Türkiye’nin döviz rezervleri içinde Çin yuanı ve Rus rublesi ya da diğer Orta Asya ekonomilerinin para birimlerine ağırlık verilse olur mu sorusuna yanıt, TL’nin tekrar düzlüğe çıkması ve resmi rezervlerin tekrar güçlü hale gelmesi açısından olumludur. Bunun nedeni ise Türkiye ekonomisi için döviz, öncelikle ara mal ithalatı için gereklidir ve bu iki ülke Türkiye’nin ara mal ithalatında uzun süreden beri ilk beş sırada yer almaktadır. Ancak, Türkiye ekonomisinin dış borçları oldukça yüksektir ve neredeyse tamamı ya ABD doları ya da AB avrosu olarak alınmıştır. Bunun çözümü de ABD doları ve AB avrosu borçlarını, başka para birimleri ile yer değiştirmekten geçmektedir; ancak, bu süreç oldukça zaman alabilir ve bu sürece yardım edebilecek güvenilir, güçlü dost ekonomilere de ihtiyaç vardır.

***

Bu konuda bazı adımlar atılabilir mi sorusuna yanıt belki de atılmaya başlandı. TC Merkez Bankası’nın TL’nin tekrar düzlüğe çıkması için yuan ya da rubleyi TL ile SWAP yaparak döviz rezervlerini belirli biri süre bürütte pozitif tutması, ABD doları ile TL’nin SWAP yapılmasından daha doğru bir stratejidir. Ancak, burada atılması gereken diğer önemli adım Türkiye ile başta Çin, Rusya ve diğer ekonomilerle gerçekleşecek dış ticarette yuan, ruble, diğer para birimleri ile TL’nin daha çok kullanılmasıdır.

***

Örneğin, Çin ile dış ticarette ABD doları, AB avrosu yerine artık yuan ile TL’nin ağırlık kazandırılması gerekmektedir. Aksi takdirde iki ülke arasında ABD doları ile gerçekleşen her alışveriş ile ABD’ne doların senyoraj hakkı üzerinden vergi ödenmektedir ki Türkiye ile Çin arasında gerçekleşen bu ticarette, ABD’nin para biriminin kullanılması dışında ABD’nin hiçbir rolü bulunmamaktadır. Aynı uygulama Rusya, Orta Asya ve diğer ekonomilerle de karşılıklı anlaşarak hayata geçirilmelidir.

***

Ancak, asıl çözüm Türkiye’nin üretmesi ve teknoloji geliştirmesidir. Yuan, ruble, diğer para birimleri ile SWAP'lar ya da döviz rezervlerinde bu para birimlerinin ağırlık kazanması dahi uzun vadeli çözüm değildir, olamazlar da…

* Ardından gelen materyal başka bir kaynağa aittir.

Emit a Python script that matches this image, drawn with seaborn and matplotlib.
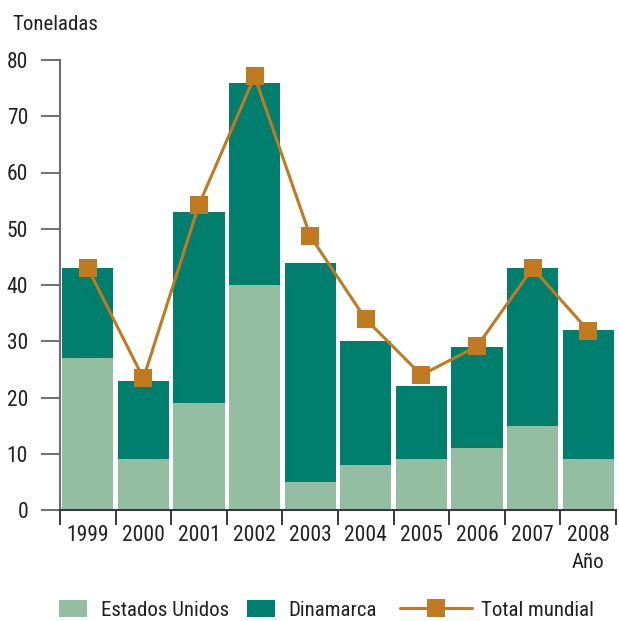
import matplotlib
matplotlib.use("Agg")
import matplotlib.pyplot as plt
from matplotlib.patches import Patch
from matplotlib.lines import Line2D
from matplotlib.ticker import FixedLocator
import seaborn as sns
import numpy as np

years = ["1999", "2000", "2001", "2002", "2003", "2004", "2005", "2006", "2007", "2008"]
estados_unidos = [27, 9, 19, 40, 5, 8, 9, 11, 15, 9]
dinamarca = [16, 14, 34, 36, 39, 22, 13, 18, 28, 23]
total_mundial = [43, 23.4, 54.3, 77.1, 48.7, 33.9, 24, 29.1, 43, 31.9]
y_ticks = [0, 10, 20, 30, 40, 50, 60, 70, 80]

LIGHT = "#94bea2"
DARK = "#007e6e"
ORANGE = "#c17a1f"
TEXT = "#231f20"

sns.set_theme(style="white")
plt.rcParams["font.family"] = ["Roboto Condensed", "DejaVu Sans"]
plt.rcParams["text.color"] = TEXT

W, H = 619, 621
fig = plt.figure(figsize=(W / 100, H / 100), dpi=100)
ax = fig.add_axes([60 / W, 1 - 510 / H, 556 / W, 450 / H])

stack_top = [u + d for u, d in zip(estados_unidos, dinamarca)]
sns.barplot(x=years, y=stack_top, color=DARK, saturation=1, width=0.92,
            linewidth=0, ax=ax, zorder=2)
sns.barplot(x=years, y=estados_unidos, color=LIGHT, saturation=1, width=0.92,
            linewidth=0, ax=ax, zorder=2)
sns.pointplot(x=years, y=total_mundial, color=ORANGE, markers="s",
              markersize=12.5, linewidth=2.2, markeredgewidth=0, ax=ax, zorder=5)
for ln in ax.lines:
    ln.set_zorder(5)

n = len(years)
ax.set_xlim(-0.5, n - 0.5)
ax.set_ylim(0, 80)
ax.set_xlabel("")
ax.set_ylabel("")

ax.xaxis.set_major_locator(FixedLocator(np.arange(n + 1) - 0.5))
ax.xaxis.set_minor_locator(FixedLocator(np.arange(n)))
ax.set_xticklabels([], minor=False)
ax.set_xticks(np.arange(n), labels=years, minor=True)
ax.tick_params(axis="x", which="major", direction="out", length=11, width=1.4,
               color="#3a3a3a", bottom=True)
ax.tick_params(axis="x", which="minor", length=0, pad=11, labelsize=15.5,
               labelcolor=TEXT, bottom=True)

ax.set_yticks(y_ticks)
ax.set_yticklabels([str(v) for v in y_ticks])
ax.tick_params(axis="y", direction="out", length=14, width=1.4, color="#6d6e71",
               pad=9, labelsize=15.5, labelcolor=TEXT, left=True)

for s in ["top", "right"]:
    ax.spines[s].set_visible(False)
ax.spines["left"].set_color("#6d6e71")
ax.spines["left"].set_linewidth(1.5)
ax.spines["bottom"].set_color("#3a3a3a")
ax.spines["bottom"].set_linewidth(1.5)
ax.grid(False)

fig.text(12 / W, 1 - 25 / H, "Toneladas", ha="left", va="center", fontsize=15, color=TEXT)
fig.text(604 / W, 1 - 562 / H, "Año", ha="right", va="center", fontsize=15, color=TEXT)

h1 = [Patch(facecolor=LIGHT, edgecolor="none"), Patch(facecolor=DARK, edgecolor="none")]
leg1 = fig.legend(h1, ["Estados Unidos", "Dinamarca"], loc="center left",
                  bbox_to_anchor=(59 / W, 1 - 610 / H), ncol=2, frameon=False,
                  fontsize=15, handlelength=1.35, handleheight=0.9,
                  handletextpad=0.65, columnspacing=0.85, borderpad=0, borderaxespad=0)
h2 = [Line2D([0], [0], color=ORANGE, lw=2.2, marker="s", markersize=12.5, markeredgewidth=0)]
leg2 = fig.legend(h2, ["Total mundial"], loc="center left",
                  bbox_to_anchor=(400 / W, 1 - 610 / H), frameon=False,
                  fontsize=15, handlelength=3.45, handletextpad=0.45,
                  borderpad=0, borderaxespad=0)

fig.savefig("out.png", dpi=100)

Türkiye ekonomisi, kendi ara malını kendi KOBİ’lerine tekrar ürettirmeye başlamalıdır ve Türkiye, kendi teknolojisini üretmeye başlamalıdır.

***

Türkiye’nin diğer temel sorunu kurumsallaşma sorunudur. Kamu veya özel, tüm kurumların atama, yükseltme, terfi ve bunların harfi harfine nesnel, bilimsel bakış açısıyla yönergelerle uygulanması ile birlikte tüm ülkenin kurumsal kültürünün tekrar gözden geçirilmesi gerekmektedir. Aksi takdirde Rektör kızlarının öğretim üyesi; makam şoförlerinin müdür olarak atandığı daha çokça görülür; FETÖ’cü fırsatçılara da vatan, millet diyerek soruları çaldırtıp Türkiye’nin en değerli üniversitelerinde oraları hak etmeyen öğrenciler devlet parası ile okutulur, bugünlere de gelinir. Bu ülkede özgeçmişi sayfa sayfa dolu dolu kişiler, son anda işe girecekken siyasi bile değil hiçbir neden gösterilmeden işe alınmamışlar ve hakkını arasa da hakkını alamamışlardır. Ancak, bu haksızlıklar önlediği zaman kurumsallaşma sorununu çözmek için masaya oturulur, sorun tartışılır ve çözüm aranır.